Tuesday 2 April 2013

THE “REAL MONEY” MAILING

Mailshots are regarded by most recipients as the dark side of marketing. Direct mail is the most unpopular marketing tool usually characterized as junk mail, it is often thrown away without being read beyond the most cursory glance to check that  it  isn’t “real” mail, and sometimes it is thrown away unopened.
Getting people to read the mailing is the first hurdle to overcome. The advice offered to direct mail companies is often counterproductive—for example, making the envelope look enticing by using color printing, putting a “teaser” question on the envelope, and so forth—because this flags up to the recipient that there is a sales pitch inside.
One of the earliest mailshot promotions, in the 1920s, was for American insurance giant Metropolitan Life. The company sent out a mailing promoting retirement plans, and glued a genuine one cent piece to the letter. The weight of the one-cent piece made the balance of the envelope feel strange, encouraging people to open it: the letter inside explained how one cent per day saved, at compound interest, would produce over $500 after 25 years—all from only one cent, an amount that most people would not notice.

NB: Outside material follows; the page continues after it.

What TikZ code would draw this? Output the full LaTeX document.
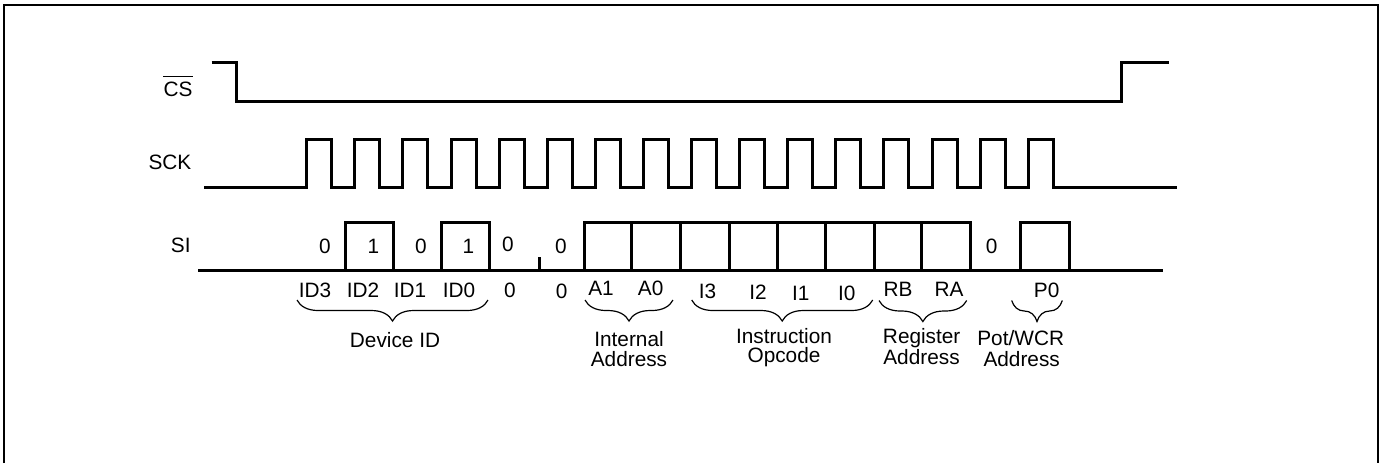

The letter went on to ask how much better it would be if the person could save two cents a day, or five cents—or a dollar. The style was sober, as if writing to an existing customer—no sales-pitch hyperbole or advertising “puff.”
The key issue in the mailshot was the one-cent piece—not an eyecatching, gimmicky piece of envelope design, but a genuine (if small) gift to the recipient of the mailing. Apart from creating an intriguing mailshot, even such a small gift as a penny makes the recipient more inclined to do business with the firm. Allowing for inflation, that penny would be worth close to 50p today, of course, so it may be worth considering sticking a larger-denomination coin to the letter. After all, with the average mailing costing around £2 a time, an extra 10p (or even 50p) for a coin that will perhaps double the response rate has to be worth trying.

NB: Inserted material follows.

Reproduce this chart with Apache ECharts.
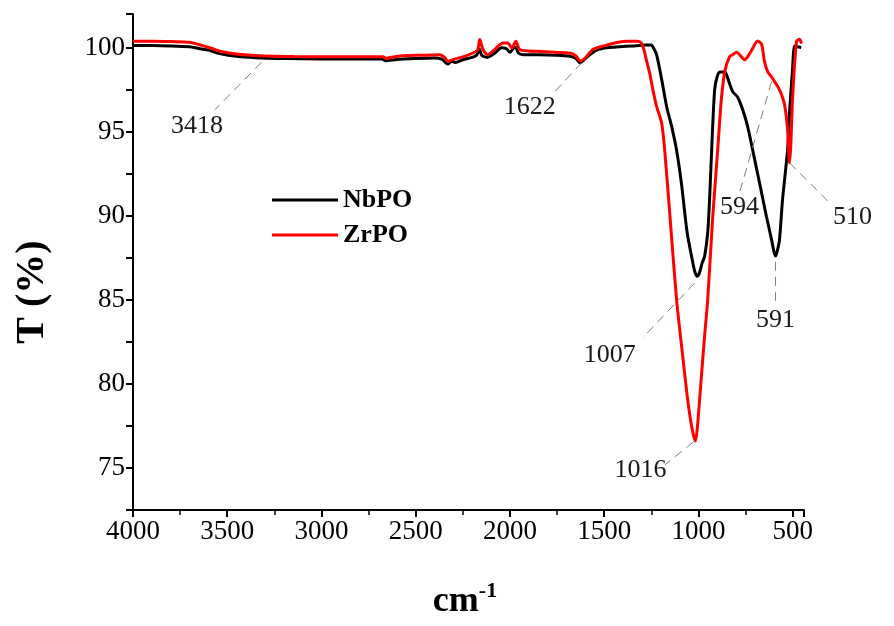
<!DOCTYPE html>
<html><head><meta charset="utf-8">
<script src="https://cdn.jsdelivr.net/npm/echarts@6/dist/echarts.min.js"></script>
<style>html,body{margin:0;padding:0;background:#fff}#c{width:894px;height:626px}</style>
</head><body><div id="c"></div>
<script>
const nbWave = [4000,3900,3800,3700,3650,3600,3540,3450,3350,3200,3000,2800,2680,2660,2600,2500,2400,2360,2330,2310,2290,2250,2200,2175,2162,2150,2120,2080,2045,2020,2000,1985,1970,1955,1930,1850,1750,1680,1650,1628,1610,1580,1540,1480,1420,1350,1280,1250,1235,1222,1195,1169,1142,1116,1090,1060,1035,1020,1007,995,980,967,951,941,930,914,900,885,860,845,833,818,792,765,739,713,676,639,612,600,591,582,570,554,527,517,501,490,475,455];
const nbT = [100.12,100.12,100.10,100.05,99.95,99.85,99.65,99.48,99.40,99.35,99.33,99.33,99.33,99.22,99.30,99.35,99.38,99.30,99.02,99.18,99.12,99.28,99.42,99.58,99.90,99.55,99.42,99.68,100.00,99.95,99.72,99.92,100.02,99.68,99.58,99.58,99.55,99.48,99.35,99.10,99.25,99.55,99.85,100.00,100.05,100.10,100.15,100.15,99.90,99.58,98.10,96.50,95.30,93.90,91.90,89.00,87.50,86.70,86.40,86.60,87.20,87.60,89.00,90.95,93.90,97.50,98.30,98.55,98.55,98.20,97.80,97.38,97.05,96.30,95.30,93.95,91.96,89.94,88.57,87.90,87.60,87.90,88.57,90.95,93.93,96.10,98.70,100.10,100.05,100.00];
const zrWave = [4000,3900,3800,3700,3640,3580,3539,3450,3327,3150,3008,2800,2674,2655,2620,2568,2450,2372,2345,2330,2303,2250,2197,2172,2160,2144,2118,2080,2038,2012,1990,1969,1948,1900,1858,1760,1683,1650,1625,1600,1561,1520,1487,1434,1380,1330,1305,1290,1275,1259,1240,1222,1195,1179,1150,1116,1085,1057,1035,1016,1005,994,970,951,925,898,885,877,860,835,819,798,775,755,720,686,665,650,633,615,596,575,559,543,527,517,510,501,480,464,453];
const zrT = [100.38,100.38,100.36,100.32,100.15,99.95,99.78,99.62,99.52,99.47,99.45,99.45,99.45,99.36,99.45,99.52,99.55,99.58,99.40,99.18,99.29,99.45,99.68,99.85,100.48,99.90,99.58,99.90,100.28,100.28,99.98,100.38,99.88,99.80,99.78,99.72,99.68,99.50,99.20,99.40,99.88,100.05,100.15,100.30,100.38,100.38,100.30,99.90,99.20,98.50,97.40,96.50,95.50,93.90,89.80,85.00,81.80,79.05,77.40,76.60,77.50,79.05,82.50,85.00,89.80,93.90,96.00,97.10,98.60,99.46,99.58,99.72,99.50,99.28,99.80,100.40,100.20,99.20,98.57,98.30,97.98,97.60,97.20,96.60,95.10,93.15,94.20,96.90,100.36,100.50,100.25];

const seriesNames = ['NbPO', 'ZrPO'];
const seriesColors = ['#000000', '#ff0000'];

const annotLabels = ['3418', '1622', '1007', '1016', '591', '594', '510'];
const annotFrom = [[3318, 99.13], [1619, 99.10], [1020, 86.0], [1026, 76.55], [591, 87.26], [612, 97.98], [517, 93.15]];
const annotTo = [[3565, 96.31], [1778, 97.2], [1296, 82.74], [1179, 75.18], [591, 84.88], [782, 91.37], [294, 90.65]];
const annotText = [[3661, 95.3], [1895, 96.43], [1471, 81.7], [1307, 74.88], [591, 83.81], [782, 90.54], [183, 89.94]];

const FONT = '"Liberation Serif", "Times New Roman", serif';
const chart = echarts.init(document.getElementById('c'), null, {renderer: 'canvas'});
const zip = (a, b) => a.map((v, i) => [v, b[i]]);

chart.setOption({
  animation: false,
  backgroundColor: '#ffffff',
  grid: {left: 133, right: 90, top: 14, bottom: 116, containLabel: false, outerBoundsMode: 'none'},
  legend: {
    orient: 'vertical', left: 267, top: 182, icon: 'rect',
    itemWidth: 66, itemHeight: 3, itemGap: 9,
    textStyle: {fontFamily: FONT, fontSize: 26, fontWeight: 'bold', color: '#000', lineHeight: 26},
    data: seriesNames
  },
  xAxis: {
    type: 'value', inverse: true, min: 440, max: 4000, splitNumber: 7,
    axisLine: {lineStyle: {color: '#000', width: 2}},
    axisTick: {length: 7, lineStyle: {color: '#000', width: 2}},
    minorTick: {show: true, splitNumber: 2, length: 5, lineStyle: {color: '#000', width: 1.5}},
    splitLine: {show: false},
    axisLabel: {formatter: v => (v % 500 === 0 ? String(v) : ''), fontFamily: FONT, fontSize: 27, color: '#000', margin: 8}
  },
  yAxis: {
    type: 'value', min: 72.5, max: 102, interval: 2.5,
    axisLine: {show: true, lineStyle: {color: '#000', width: 2}},
    axisTick: {show: true, length: 7, lineStyle: {color: '#000', width: 2}},
    splitLine: {show: false},
    axisLabel: {formatter: v => (Math.abs(v % 5) < 1e-6 ? String(v) : ''), fontFamily: FONT, fontSize: 27, color: '#000', margin: 8}
  },
  series: seriesNames.map((name, i) => ({
    name, type: 'line', showSymbol: false, symbol: 'none', smooth: 0.25,
    data: i === 0 ? zip(nbWave, nbT) : zip(zrWave, zrT),
    lineStyle: {color: seriesColors[i], width: 3},
    itemStyle: {color: seriesColors[i]},
    z: 2 + i
  }))
});

function drawAnnotations() {
  const els = [];
  annotLabels.forEach((lab, i) => {
    const p1 = chart.convertToPixel({gridIndex: 0}, annotFrom[i]);
    const p2 = chart.convertToPixel({gridIndex: 0}, annotTo[i]);
    const pt = chart.convertToPixel({gridIndex: 0}, annotText[i]);
    els.push({type: 'line', shape: {x1: p1[0], y1: p1[1], x2: p2[0], y2: p2[1]},
      style: {stroke: '#7f7f7f', lineWidth: 1, lineDash: [9, 6]}, z: 10});
    els.push({type: 'text', x: pt[0], y: pt[1],
      style: {text: lab, font: '26px ' + FONT, fill: '#1a1a1a', align: 'center', verticalAlign: 'middle'}, z: 10});
  });
  els.push({type: 'text', x: 33, y: 292, rotation: Math.PI / 2,
    style: {text: 'T (%)', font: 'bold 40px ' + FONT, fill: '#000', align: 'center', verticalAlign: 'middle'}});
  els.push({type: 'text', x: 465, y: 600,
    style: {text: '{a|cm}{b|-1}', align: 'center', verticalAlign: 'middle', fill: '#000',
      rich: {a: {font: 'bold 36px ' + FONT, fill: '#000', lineHeight: 40, verticalAlign: 'bottom'},
             b: {font: 'bold 22px ' + FONT, fill: '#000', lineHeight: 40, verticalAlign: 'top'}}}});
  chart.setOption({graphic: els});
}
drawAnnotations();
</script></body></html>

Metropolitan Life became one of America’s largest insurance companies, funding the construction of the Empire State Building and later being the largest investor in war bonds for funding World War II.
Practice:
• Make the gift worth while. Real money will always attract more attention than yet another ballpoint pen.
• Don’t be stingy. Send a coin that is worth something.
• Explain the benefits clearly, without rhetoric—you already have their attention if they are reading the mailshot at all.
• Accept that not everybody will respond—but if you get a 15 percent response you are beating the direct-mail averages by a considerable percentage.
• Ensure that you link the message to the coin—Metropolitan Life were pitching for savings accounts, but the money on the letter would work just as well for home insulation, loans, and indeed anything where the main advantage is financial.